По всей вероятности, Пушкин вовсе и не предполагал, что тютчевские творения найдут широкое и яркое признание. Как хорошо известно, в последние годы жизни он почти перестал публиковать свои собственные стихи, зная, что они не найдут отзыва. Достаточно, по-видимому, будет сказать, что только после гибели Пушкина появились в печати такие вершины его поэзии тридцатых годов, как «Заклинание», «Стихи, сочиненные ночью во время бессонницы», «Осень», «Не дай мне Бог сойти с ума», «Пора, мой друг, пора…», «Вновь я посетил…», «Мирская власть», «Как с древа сорвался предатель-ученик…», «Не дорого ценю я громкие права…», «Когда за городом, задумчив, я брожу…», «Отцы-пустынники и жены непорочны…» и др. Словом, Пушкин не печатал свои шедевры, а тютчевские — обнародовал, и тем выше поднимается в наших глазах его поступок. Он, вне всякого сомнения, знал, что, отдав восемнадцать начальных страниц третьего тома своего «Современника» стихотворениям Тютчева, нисколько не повысит тем самым читательский интерес к журналу, которым он весьма дорожил. И все же Пушкин сделал это…

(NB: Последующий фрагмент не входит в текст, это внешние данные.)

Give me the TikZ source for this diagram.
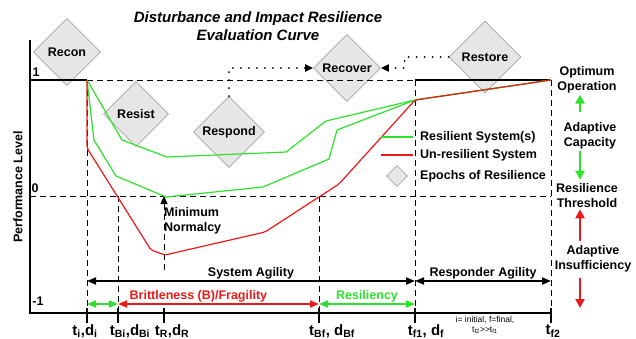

До нас дошло несколько свидетельств самых разных людей о том, что Пушкин с истинным восхищением воспринял попавшие в его руки тютчевские стихи. 12 июня 1836 года Иван Гагарин писал о полученной им от Тютчева тетради стихотворений:
«Я провел над нею приятнейшие часы. Тут вновь встречаешься в поэтическом образе с теми ощущениями, которые сродни всему человечеству и которые более или менее переживались каждым из нас», — так выразил Гагарин свое достаточно верное восприятие поэзии Тютчева и продолжал: «Мне недоставало одного, я не мог ни с кем разделить своего восхищения, и меня страшила мысль, что я ослеплен дружескими чувствами. Наконец, намедни я передаю Вяземскому некоторые стихотворения, старательно разобранные и переписанные мною (стоит отметить, что у Тютчева был трудно разбираемый почерк. — В. К. ). Через несколько дней захожу к нему невзначай около полуночи и застаю его вдвоем с Жуковским за чтением ваших стихов и вполне увлеченных поэтическим чувством, которым они проникнуты… Через день ознакомился с ними и Пушкин. Я его видел после того, и, говоря об них со мною, он дал им справедливую и глубоко прочувствованную оценку».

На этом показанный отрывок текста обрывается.